Принцип неподсудности психически больных начал укрепляться в российской юридической практике с начала XIX века. Известен указ императора Александра I калужскому губернатору Лопухину: «На помешанных нет ни суда, ни закона» (1802 год). В проекте Уложения о наказаниях (1813 год) появляется статья :«Не вменяется в вину деяние, совершенное в безумии или сумасшествии...». Этими положениями было заложено начало института принудительного лечения, ибо, признав ненаказуемость психически больных, закон не оставлял общество без защиты от них.
После реформ 60-х годов XIX века с развитием земской медицины заметно возросли объем и качество психиатрической помощи населению. Правительство из государственного бюджета выделяло средства на строительство окружных психиатрических больниц. С развитием общей психиатрической помощи получил развитие и институт судебной психиатрии. В послереформенном суде, основанном на гласности, устности и состязательности судопроизводства, стало обязательным проведение в соответствующих случаях судебно-психиатрических экспертиз. Эксперт-психиатр представлял суду свое заключение («скорбный лист»), но суд мог с ним и не согласиться. Это давало возможность суду (хотя и более демократичному, чем советский) действовать, исходя из интересов политики, а не справедливости. Однако мы не располагаем достоверной информацией о признании послереформенным судом здоровых людей психически больными из политических соображений. Конечно, отсутствие подобных прецедентов не означало полной согласованности правовых норм с практикой принудительного лечения. Вопрос о правовых аспектах принудительной госпитализации и правах психически больных поднимался, например, В.М. Гаккебушем на I съезде Русского союза психиатров и невропатологов, проходившем в Москве в 1911 году[11]
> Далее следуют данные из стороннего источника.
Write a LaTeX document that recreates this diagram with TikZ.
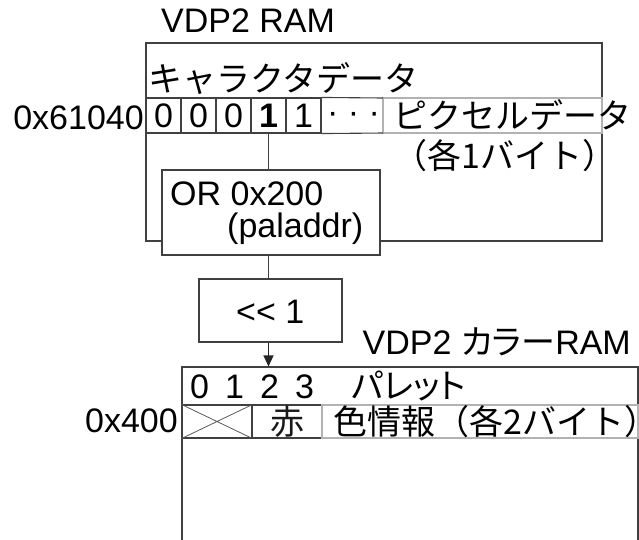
\documentclass[tikz,border=0pt]{standalone}
\usepackage{fontspec}
\setmainfont{Liberation Sans}[Ligatures=TeXOff]
\newfontfamily\jp{Noto Sans CJK JP}
\newfontfamily\jpp{Noto Sans CJK JP}[RawFeature=+palt]
\usetikzlibrary{arrows.meta}
\tikzset{
  txt/.style={inner sep=0pt, anchor=base west, font=\fontsize{34}{40}\selectfont},
  jtxt/.style={txt, font=\fontsize{34}{40}\selectfont\jp},
  boxline/.style={draw=black!75, line width=1.1pt},
  cell/.style={boxline, minimum width=35pt, minimum height=35pt, inner sep=0pt, font=\fontsize{34}{40}\selectfont},
  ccell/.style={boxline, minimum width=70pt, minimum height=33pt, inner sep=0pt, font=\fontsize{34}{40}\selectfont\jp},
  lite/.style={draw=black!30, line width=1.1pt},
  opbox/.style={boxline, fill=white, inner sep=0pt},
}
\begin{document}
\begin{tikzpicture}[x=1pt, y=-1pt]
\useasboundingbox (0,0) rectangle (639,539);
% VDP2 RAM box
\node[boxline, minimum width=456pt, minimum height=198pt, inner sep=0pt] (ram) at (374,142) {};
\node[txt] (t1) at (161,32) {VDP2 RAM};
\node[jtxt] (t2) at (148,91) {キャラクタデータ};
\node[txt, anchor=base east] (t3) at (144,129) {0x61040};
% cells
\node[cell] (c1) at (163.5,115.5) {0};
\node[cell] (c2) at (198.5,115.5) {0};
\node[cell] (c3) at (233.5,115.5) {0};
\node[cell, font=\fontsize{34}{40}\selectfont\bfseries] (c4) at (268.5,115.5) {1};
\node[cell] (c5) at (303.5,115.5) {1};
\node[lite, minimum width=219pt, minimum height=35pt, inner sep=0pt] (pd) at (492.5,115.5) {};
\coordinate (r1) at (383,98);
\coordinate (r2) at (383,133);
\draw[boxline] (c5.north east) -- (r1);
\draw[boxline] (c5.south east) -- (r2);
\node[txt] (t4a) at (327,123) {· · ·};
\node[jtxt] (t4) at (393,128) {ピクセルデータ};
\node[jtxt] (t5) at (393,168) {（各1バイト）};
% OR box
\node[opbox, minimum width=218pt, minimum height=85pt] (orbox) at (271,212.5) {};
\node[txt] (t6) at (170,205) {OR 0x200};
\node[txt] (t7) at (227,237) {(paladdr)};
\draw[boxline] (c4.south) -- (c4.south |- orbox.north);
% shift box
\node[opbox, minimum width=143pt, minimum height=63pt] (sh) at (270.5,310.5) {};
\node[txt] (t8) at (236,323) {<< 1};
\draw[boxline] (c4.south |- orbox.south) -- (c4.south |- sh.north);
% color RAM
\node[boxline, minimum width=456pt, minimum height=220pt, inner sep=0pt] (cram) at (410,477) {};
\draw[boxline, draw=black!85, -{Triangle[length=11pt, width=10pt]}] (c4.south |- sh.south) -- (c4.south |- cram.north);
\node[txt, anchor=base east] (t9) at (631,354) {VDP2 \jpp カラー\rmfamily RAM};
\node[txt, anchor=base] (d0) at (199.5,398) {0};
\node[txt, anchor=base] (d1) at (234.5,398) {1};
\node[txt, anchor=base] (d2) at (269.5,398) {2};
\node[txt, anchor=base] (d3) at (304.5,398) {3};
\node[txt, font=\fontsize{34}{40}\selectfont\jpp] (t10) at (351,398) {パレット};
\node[txt, anchor=base east] (t11) at (178,432) {0x400};
\node[ccell] (x1) at (217,421.5) {};
\draw[draw=black!65, line width=0.8pt] (x1.north west) -- (x1.south east) (x1.south west) -- (x1.north east);
\node[ccell, text=black!90] (red) at (287,421.5) {赤};
\node[lite, minimum width=316pt, minimum height=33pt, inner sep=0pt] (cd) at (480,421.5) {};
\node[jtxt] (t12) at (333,434) {色情報（各2バイト）};
\end{tikzpicture}
\end{document}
.В дореформенный период известен случай с известным русским мыслителем Петром Яковлевичем Чаадаевым (1794-1856 гг.). После публикации в 1836 г. в «Телескопе» его первого «Философического письма» он был официально объявлен сумасшедшим[12]
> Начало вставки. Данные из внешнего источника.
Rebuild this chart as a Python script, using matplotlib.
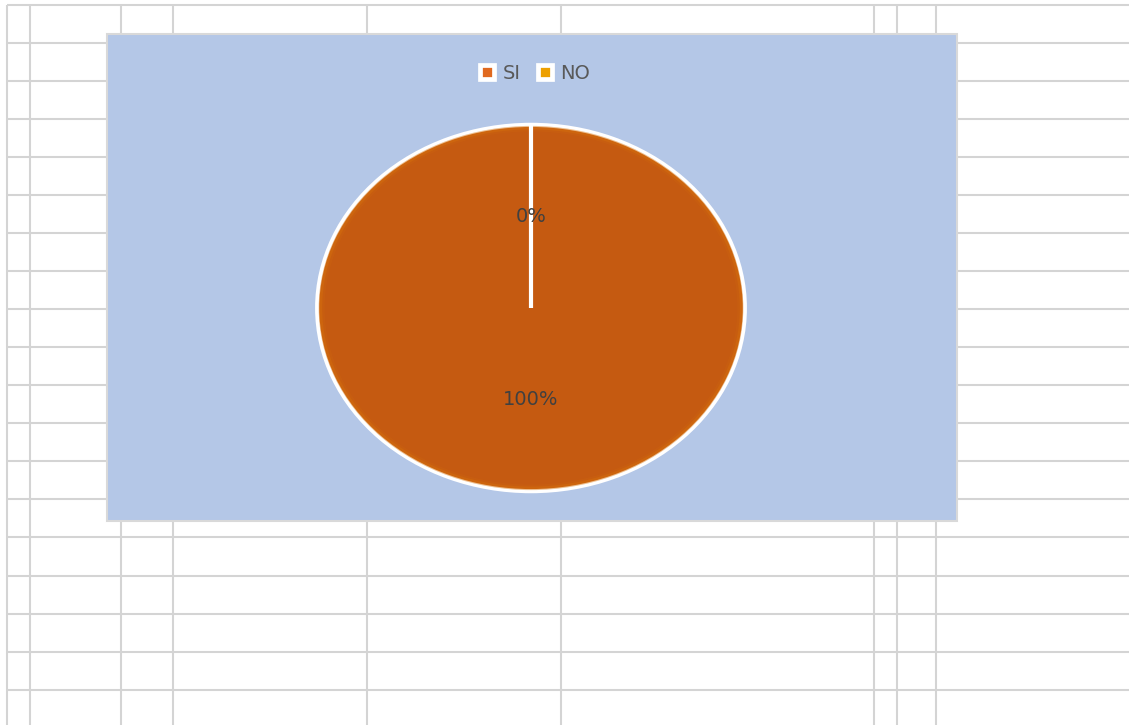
import matplotlib
matplotlib.use("Agg")
import matplotlib.pyplot as plt
from matplotlib.patches import Rectangle, Circle

# ---- data ----
categories = ["SI", "NO"]
values = [100, 0]
colors = ["#C55A11", "#ED9A0C"]
legend_colors = ["#E0691F", "#EDA000"]

# spreadsheet grid (pixel positions of the background cells)
grid_x = [7, 30, 121, 173, 367, 561, 874, 897, 936]
grid_y = [5, 43, 81, 119, 157, 195, 233, 271, 309, 347, 385, 423, 461,
          499, 537, 576, 614, 652, 690]

W, H = 1129, 725
fig = plt.figure(figsize=(W / 100, H / 100), dpi=100)
fig.patch.set_facecolor("white")

# background spreadsheet axes (pixel coordinates)
bg = fig.add_axes([0, 0, 1, 1])
bg.set_xlim(0, W)
bg.set_ylim(H, 0)
bg.axis("off")
gc = "#D4D4D4"
for y in grid_y:
    bg.plot([7, W], [y, y], color=gc, lw=1.5, solid_capstyle="butt")
for x in grid_x:
    bg.plot([x, x], [5, H], color=gc, lw=1.5, solid_capstyle="butt")

# chart area
cx0, cy0, cx1, cy1 = 107, 34, 957, 521
bg.add_patch(Rectangle((cx0, cy0), cx1 - cx0, cy1 - cy0, facecolor="#B4C7E7",
                       edgecolor="#D9D9D9", lw=1.5, zorder=5))

# legend (drawn manually to match the spreadsheet layout)
leg_marker_x = [487, 545]
leg_text_x = [503, 560]
leg_y = 72
for cat, col, mx, tx in zip(categories, legend_colors, leg_marker_x, leg_text_x):
    bg.plot([mx], [leg_y], ls="none", marker="s", markersize=10.5,
            markerfacecolor=col, markeredgecolor="white", markeredgewidth=3.4,
            zorder=6)
    bg.text(tx, leg_y + 1, cat, ha="left", va="center", color="#595959",
            fontsize=14, family="DejaVu Sans", zorder=6)

# pie axes (elliptical)
px0, py0, px1, py1 = 315, 123, 747, 493
ax = fig.add_axes([px0 / W, 1 - py1 / H, (px1 - px0) / W, (py1 - py0) / H])
ax.patch.set_alpha(0)
wedges, texts, autotexts = ax.pie(
    values, colors=colors, startangle=90, counterclock=False,
    autopct="%1.0f%%", pctdistance=0.5, radius=0.99,
    wedgeprops=dict(edgecolor="white", linewidth=3.0),
    textprops=dict(color="#404040", fontsize=14, family="DejaVu Sans"))
# subtle lighter rim like the spreadsheet gradient
ax.add_patch(Circle((0, 0), 0.975, fill=False, edgecolor="#D8740C", lw=2.5,
                    alpha=0.45, zorder=2))
ax.add_patch(Circle((0, 0), 0.962, fill=False, edgecolor="#D0680E", lw=2.0,
                    alpha=0.25, zorder=2))
wedges[1].set_zorder(3)
ax.set_aspect("auto")
ax.set_xlim(-1, 1)
ax.set_ylim(-1, 1)
ax.axis("off")

fig.savefig("out.png", dpi=100)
.«Чаадаевская история» произвела в свое время много шума. «Философическое письмо» было расценено властями как произведение антипатриотическое, направленное против складывавшихся тогда концепций официальной народности. По словам С.С. Уварова, оно «дышит нелепою ненавистью к отечеству и наполнено ложными и оскорбительными понятиями, как насчет прошедшего, так и насчет настоящего и будущего существования государства»[13]
.Император Николай I, прочитав «Философическое письмо», наложил на докладе Уварова резолюцию, где в числе прочего сказано: «Прочитав статью, нахожу, что содержание оной смесь дерзостной безсмыслицы, достойной умалишенного...».
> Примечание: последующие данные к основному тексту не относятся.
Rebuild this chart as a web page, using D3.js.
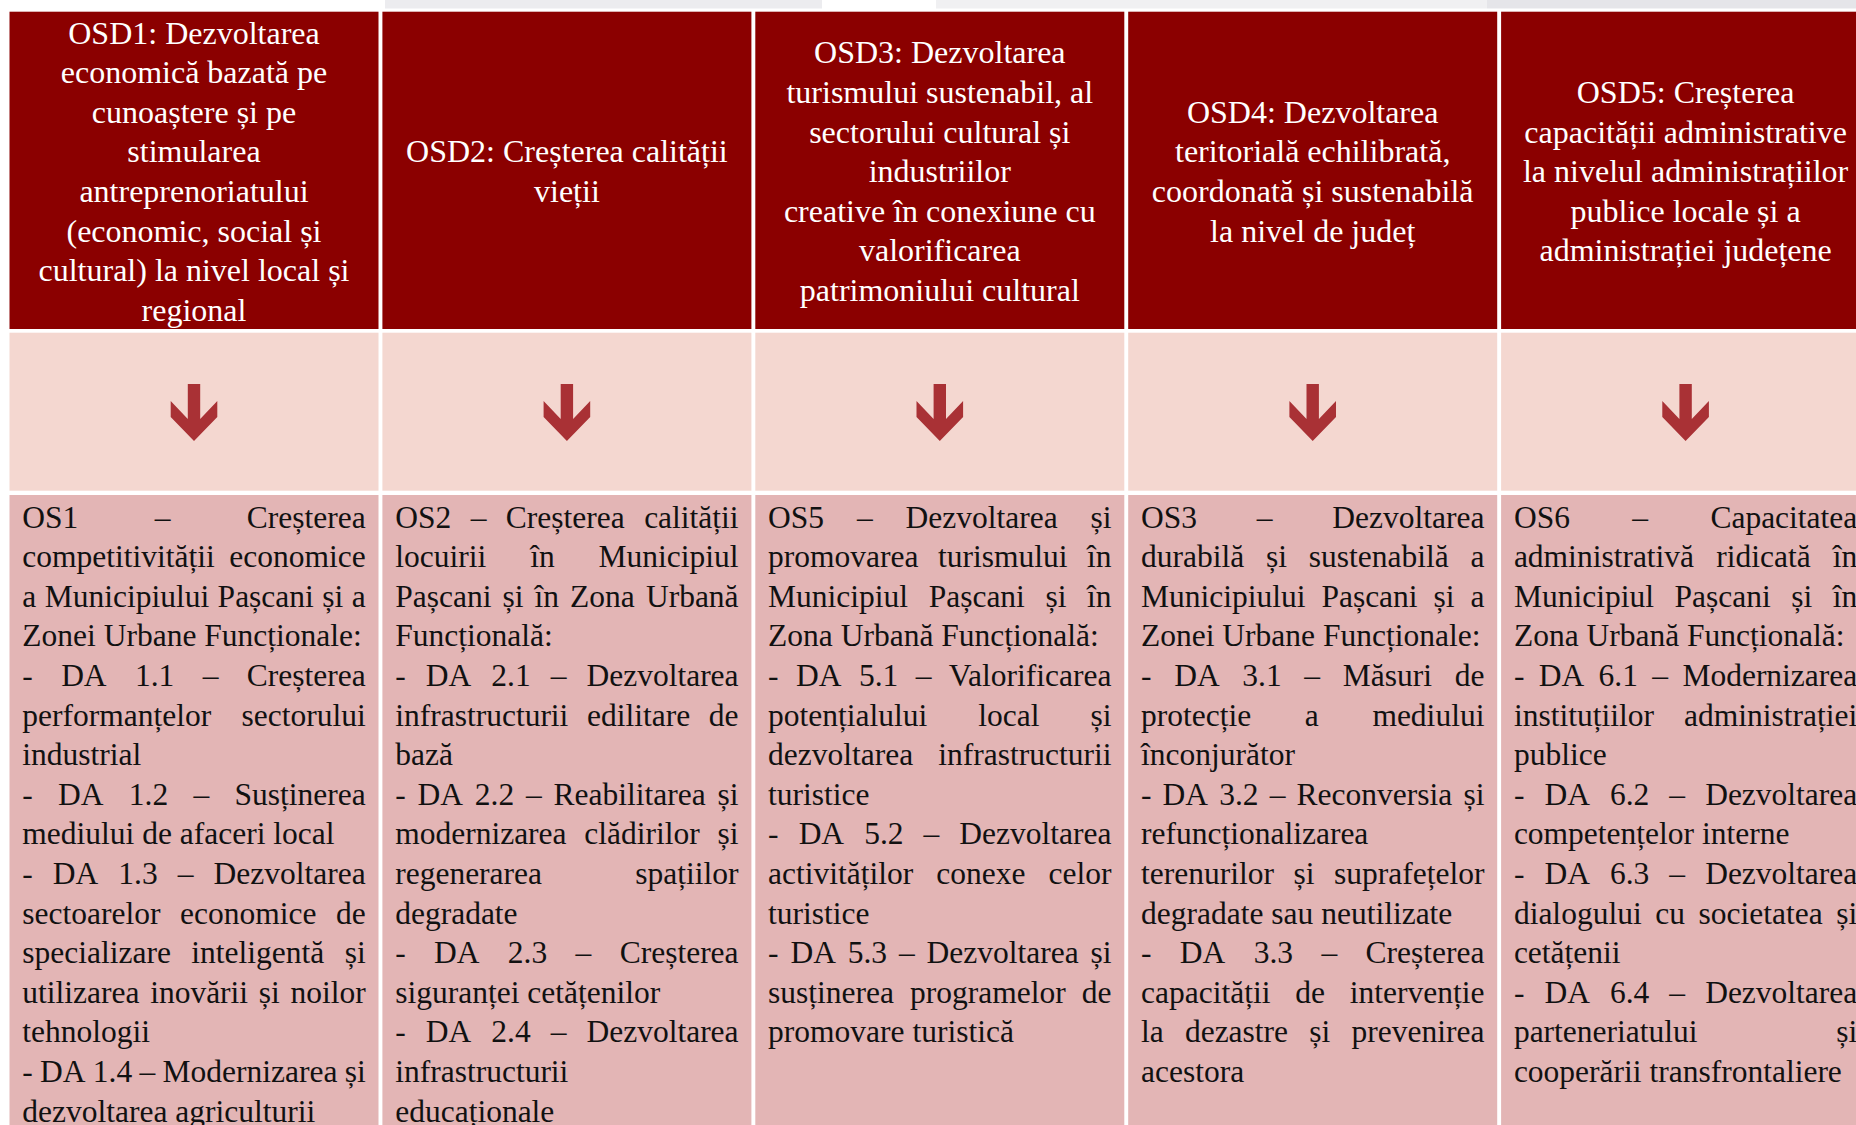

Исполнительная власть в лице шефа жандармов графа Бенкендорфа не замедлила всеподданнейше отреагировать на Высочайшее замечание.
Вот что пишет шеф жандармов московскому военному генерал-губернатору князю Голицыну: «В последневышедшем номере журнала „Телескоп“ помещена статья под названием „Философические письма“, коей сочинитель есть живущий в Москве г. Чеодаев, — перевирает Бенкендорф фамилию „преступника“. — Статья сия, конечно, уже Вашему Сиятельству известная, возбудила в жителях московских всеобщее удивление. В ней говорится о России, о народе русском, его понятиях, вере и истории с таким презрением, что непонятно даже, каким образом русский мог унизить себя до такой степени, чтоб нечто подобное написать. Но жители древней нашей столицы, всегда отличающиеся чистым, здравым смыслом и будучи преисполнены чувством достоинства Русского Народа, тотчас постигли, что подобная статья не могла быть писана соотечественником их, сохранившим полный свой рассудок, и потому, — как дошли сюда слухи, — не только не обратили своего негодования против г. Чеодаева, но, напротив, изъявляют искреннее сожаление свое о постигшем его расстройстве ума, которое одно могло быть причиною написания подобных нелепостей. Здесь получены сведения, что чувство сострадания о несчастном положении г. Чеодаева единодушно разделяется всею московскою публикою. Вследствие сего Государю Императору угодно, чтобы Ваше Сиятельство, по долгу звания вашего, приняли надлежащие меры в оказании г. Чеодаеву всевозможных попечений и медицинских пособий...»[14]
«Очень хорошо», — написал Николай I на этом документе.
Да, демагогия и ложь — непременные спутники обеих диктатур: и автократических, и тоталитарных. Откуда графу стало известно о таком «единодушном» мнении всей московской публики? Плебисцит-то он не проводил! Такие люди, как А. Пушкин, А. Герцен, В. Белинский не посчитали Чаадаева сумасшедшим.
Схожесть социальных структур монархизма и коммунизма в этом случае очевидна. Все та же безапелляционность, уверенность в своей правоте (по праву силы), презрение к инакомыслящим и осуждение их. Все то же злоупотребление именем народа или общества, убежденность в здравомыслии трусости.